The film’s other half takes place in 1995, when Jupe’s Otis is the star of an “Even Stevens”-esque sitcom. Again, we first seem him attached to a pulley, being flung through a room and smacked with a pie. He’s a bright talent with a precocious knack for comic timing, just like LaBeouf in “Stevens.” But his father, who accompanies him to set, lives with him in a low-rent motel and often causes a stir wherever they go, is as unreliable as he is inescapable, working him to the bone one minute and hollering about child-labor laws the next. (In between, he might wave a gun at his son.) Otis lacks stability, yet he is the one floating the bills ― an impossible scenario for a youngster thrust into the public eye.

The events between 1995 and 2005 are absent from the movie, which is fine since we know all too much about how LaBeouf aged as both a performer and a person in the interim. If it weren’t autobiography, I’m not sure “Honey Boy” would be much more than another story about a dude with daddy issues. But because it’s LaBeouf, who in the last few years has finally gotten candid about his history, it surfaces an exercise in self-awareness, a therapy session that might help him understand his own psyche. It is, in the most surprising ways, an act of maturity.

It helps that the 93-minute drama is directed splendidly by Alma Har’el, whom LaBeouf sought out after producing her moving 2016 documentary “LoveTrue.” Har’el and the gifted cinematographer Natasha Braier (“The Neon Demon”) paint “Honey Boy” with a dreamy brush. Quiet moments, like when the young Otis finds himself alone or when the older Otis feels the weight of his scrambled brain, possess a gauzy profundity; loud moments, a frenzied melancholy. Even when the movie stumbles ― as in a manic-pixie-dream-girl subplot involving an older sex worker (FKA Twigs) that borders on uncomfortable ― it remains a raw insight into the mind of someone who couldn’t avoid a troubled upbringing, try as he might. Har’el’s feminine touch is just what “Honey Boy” needs to soften its brittle masculinity.

Until the movie’s close, the dual timelines collide only in spirit. Young Otis and rehabbing Otis scream into the void simultaneously, smoke cigarettes like they’re security blankets, and amble about with the sort of proverbial loneliness that haunts the rich and famous. “Honey Boy” declines to absolve Otis’ father, but it nonetheless ends with a feat of generosity. In crafting the film, LaBeouf seems to know that he can’t move on ― with his life or his renown ― without addressing all that’s plagued him.

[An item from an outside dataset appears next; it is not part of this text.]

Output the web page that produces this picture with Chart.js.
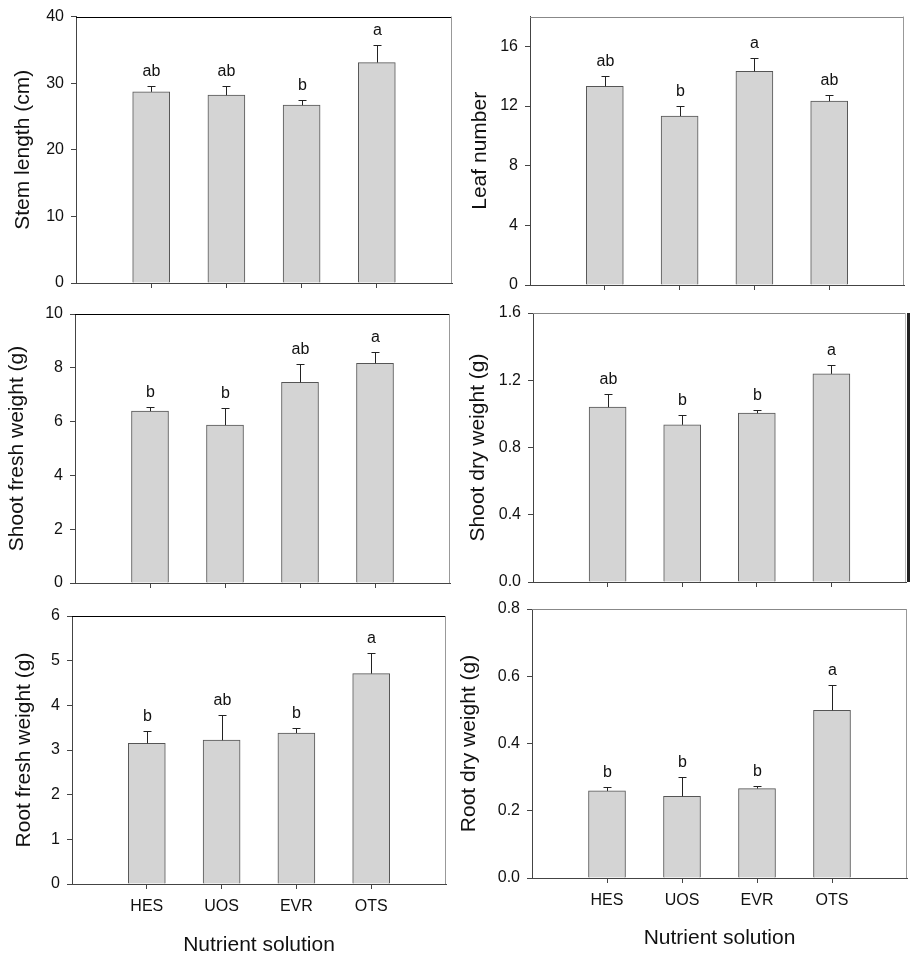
<!DOCTYPE html>
<html>
<head>
<meta charset="utf-8">
<title>Nutrient solution</title>
<script src="https://cdn.jsdelivr.net/npm/chart.js@4.4.1/dist/chart.umd.min.js"></script>
<style>
  body { margin: 0; background: #fff; }
  #wrap { position: relative; width: 917px; height: 962px; }
  #wrap canvas { position: absolute; left: 0; top: 0; }
</style>
</head>
<body>
<div id="wrap">
  <canvas id="stem" width="917" height="962"></canvas>
  <canvas id="leaf" width="917" height="962"></canvas>
  <canvas id="shootFresh" width="917" height="962"></canvas>
  <canvas id="shootDry" width="917" height="962"></canvas>
  <canvas id="rootFresh" width="917" height="962"></canvas>
  <canvas id="rootDry" width="917" height="962"></canvas>
</div>
<script>
const categories = ['HES', 'UOS', 'EVR', 'OTS'];

const stemLength = [28.7, 28.2, 26.7, 33.1];
const stemLengthSe = [0.9, 1.4, 0.8, 2.7];
const stemLengthLetters = ['ab', 'ab', 'b', 'a'];

const leafNumber = [13.33, 11.33, 14.33, 12.33];
const leafNumberSe = [0.7, 0.7, 0.9, 0.38];
const leafNumberLetters = ['ab', 'b', 'a', 'ab'];

const shootFresh = [6.39, 5.87, 7.46, 8.17];
const shootFreshSe = [0.17, 0.63, 0.67, 0.41];
const shootFreshLetters = ['b', 'b', 'ab', 'a'];

const shootDry = [1.04, 0.935, 1.004, 1.238];
const shootDrySe = [0.079, 0.059, 0.02, 0.053];
const shootDryLetters = ['ab', 'b', 'b', 'a'];

const rootFresh = [3.15, 3.22, 3.38, 4.71];
const rootFreshSe = [0.27, 0.56, 0.12, 0.46];
const rootFreshLetters = ['b', 'ab', 'b', 'a'];

const rootDry = [0.259, 0.243, 0.266, 0.499];
const rootDrySe = [0.012, 0.057, 0.008, 0.075];
const rootDryLetters = ['b', 'b', 'b', 'a'];

const FONT = '"Liberation Sans", Arial, sans-serif';
Chart.defaults.font.family = FONT;
Chart.defaults.color = '#111';

// empty slots at both ends so the 4 bars sit at 1..4 of a 0..5 axis
const xLabels = ['', ...categories, ''];

// error bars (upper only) and letters above them
const errorBars = {
    id: 'errorBars',
    afterDatasetsDraw(chart) {
        const ds = chart.data.datasets[0];
        const meta = chart.getDatasetMeta(0);
        const y = chart.scales.y;
        const ctx = chart.ctx;
        ctx.save();
        ctx.strokeStyle = '#222';
        ctx.lineWidth = 1;
        ctx.fillStyle = '#111';
        ctx.font = '16px ' + FONT;
        ctx.textAlign = 'center';
        ctx.textBaseline = 'alphabetic';
        ds.means.forEach((m, i) => {
            const x = Math.round(meta.data[i + 1].x) + 0.5;
            const yBar = y.getPixelForValue(m);
            const yTop = Math.round(y.getPixelForValue(m + ds.se[i])) + 0.5;
            ctx.beginPath();
            ctx.moveTo(x, yBar);
            ctx.lineTo(x, yTop);
            ctx.moveTo(x - 4, yTop);
            ctx.lineTo(x + 4, yTop);
            ctx.stroke();
            ctx.fillText(ds.letters[i], x, yTop - 11);
        });
        ctx.restore();
    }
};

// top and right side of the box
const frame = {
    id: 'frame',
    afterDraw(chart, args, opts) {
        const a = chart.chartArea;
        const ctx = chart.ctx;
        const top = Math.round(a.top) + 0.5;
        const right = Math.round(a.right) - 0.5;
        ctx.save();
        ctx.lineWidth = 1;
        ctx.strokeStyle = opts.top;
        ctx.beginPath();
        ctx.moveTo(a.left, top);
        ctx.lineTo(a.right, top);
        ctx.stroke();
        ctx.strokeStyle = opts.right;
        ctx.beginPath();
        ctx.moveTo(right, a.top);
        ctx.lineTo(right, a.bottom);
        ctx.stroke();
        if (opts.heavy) {
            ctx.fillStyle = '#222';
            ctx.fillRect(Math.round(a.right) + 1, a.top, 3, a.bottom - a.top);
        }
        ctx.restore();
    }
};

function makePanel(id, p) {
    const padLeft = p.tx - 10.5;
    const showX = !!p.xTitle;
    const xHeight = showX ? p.xh : 10;
    new Chart(document.getElementById(id), {
        type: 'bar',
        data: {
            labels: xLabels,
            datasets: [{
                data: [null, ...p.means, null],
                means: p.means,
                se: p.se,
                letters: p.letters,
                backgroundColor: '#d4d4d4',
                borderColor: '#555',
                borderWidth: 1,
                barThickness: 37
            }]
        },
        options: {
            responsive: false,
            animation: false,
            layout: {
                padding: {
                    left: padLeft,
                    top: p.t,
                    right: 917 - p.r,
                    bottom: 962 - p.b - xHeight
                }
            },
            plugins: {
                legend: { display: false },
                tooltip: { enabled: false },
                frame: { top: p.topColor, right: p.rightColor, heavy: !!p.heavy }
            },
            scales: {
                x: {
                    type: 'category',
                    offset: false,
                    grid: {
                        offset: false,
                        drawOnChartArea: false,
                        tickLength: 5,
                        color: c => (c.index === 0 || c.index === 5) ? 'rgba(0,0,0,0)' : '#444'
                    },
                    border: { display: true, color: '#444' },
                    ticks: {
                        display: showX,
                        autoSkip: false,
                        maxRotation: 0,
                        padding: 8,
                        font: { size: 16 }
                    },
                    title: {
                        display: showX,
                        text: p.xTitle || '',
                        font: { size: 21, lineHeight: 1 },
                        padding: 0
                    },
                    afterFit: s => { s.height = xHeight; }
                },
                y: {
                    min: 0,
                    max: p.max,
                    grid: {
                        drawOnChartArea: false,
                        tickLength: 5,
                        color: '#444'
                    },
                    border: { display: true, color: '#444' },
                    ticks: {
                        stepSize: p.step,
                        includeBounds: false,
                        padding: 7,
                        font: { size: 16 },
                        callback: v => v.toFixed(p.dec)
                    },
                    title: {
                        display: true,
                        text: p.yTitle,
                        font: { size: 21, lineHeight: 1 },
                        padding: 0
                    },
                    afterFit: s => { s.width = p.l - padLeft; }
                }
            }
        },
        plugins: [errorBars, frame]
    });
}

makePanel('stem', {
    means: stemLength, se: stemLengthSe, letters: stemLengthLetters,
    yTitle: 'Stem length (cm)', max: 40, step: 10, dec: 0,
    l: 76, t: 14, r: 452, b: 283, tx: 23, topColor: '#000', rightColor: '#999'
});
makePanel('leaf', {
    means: leafNumber, se: leafNumberSe, letters: leafNumberLetters,
    yTitle: 'Leaf number', max: 18, step: 4, dec: 0,
    l: 530, t: 16, r: 904, b: 285, tx: 480, topColor: '#888', rightColor: '#999'
});
makePanel('shootFresh', {
    means: shootFresh, se: shootFreshSe, letters: shootFreshLetters,
    yTitle: 'Shoot fresh weight (g)', max: 10, step: 2, dec: 0,
    l: 75, t: 314, r: 450, b: 583, tx: 17, topColor: '#000', rightColor: '#999'
});
makePanel('shootDry', {
    means: shootDry, se: shootDrySe, letters: shootDryLetters,
    yTitle: 'Shoot dry weight (g)', max: 1.6, step: 0.4, dec: 1,
    l: 533, t: 313, r: 906, b: 582, tx: 478, topColor: '#888', rightColor: '#bbb', heavy: true
});
makePanel('rootFresh', {
    means: rootFresh, se: rootFreshSe, letters: rootFreshLetters,
    yTitle: 'Root fresh weight (g)', max: 6, step: 1, dec: 0,
    l: 72, t: 616, r: 446, b: 884, tx: 24, topColor: '#000', rightColor: '#999',
    xTitle: 'Nutrient solution', xh: 71.5
});
makePanel('rootDry', {
    means: rootDry, se: rootDrySe, letters: rootDryLetters,
    yTitle: 'Root dry weight (g)', max: 0.8, step: 0.2, dec: 1,
    l: 532, t: 609, r: 907, b: 878, tx: 469, topColor: '#888', rightColor: '#999',
    xTitle: 'Nutrient solution', xh: 70.5
});
</script>
</body>
</html>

LaBeouf, by the way, is phenomenal. That shouldn’t come as a surprise to anyone who’s paid attention to his grown-up career. The abrasive troublemaker is at his best when playing, well, abrasive troublemakers, as in “Nymphomaniac,” “Borg vs. McEnroe” and the wonderful “American Honey.” LaBeouf’s id guides his performances, and when the camera lingers on his face, he feels one step away from exploding or melting down or maybe both. In keeping, this is less the start of a new chapter for LaBeouf and more a continuation of the work he’s been doing for the better part of a decade.

Regardless of how “Honey Boy” lands with viewers, it is a guaranteed conversation piece that deserves a place in the postmodern celebrity canon. Movies that comment on actors’ reputations are nothing new ― see: Cary Grant in “His Girl Friday,” Julia Roberts in “Ocean’s 12,” Michael Keaton in “Birdman” ― but rarely do we see someone turn their complicated saga into such curious poetry. If the world has spent 20 years wondering who exactly Shia LaBeouf is, now we know.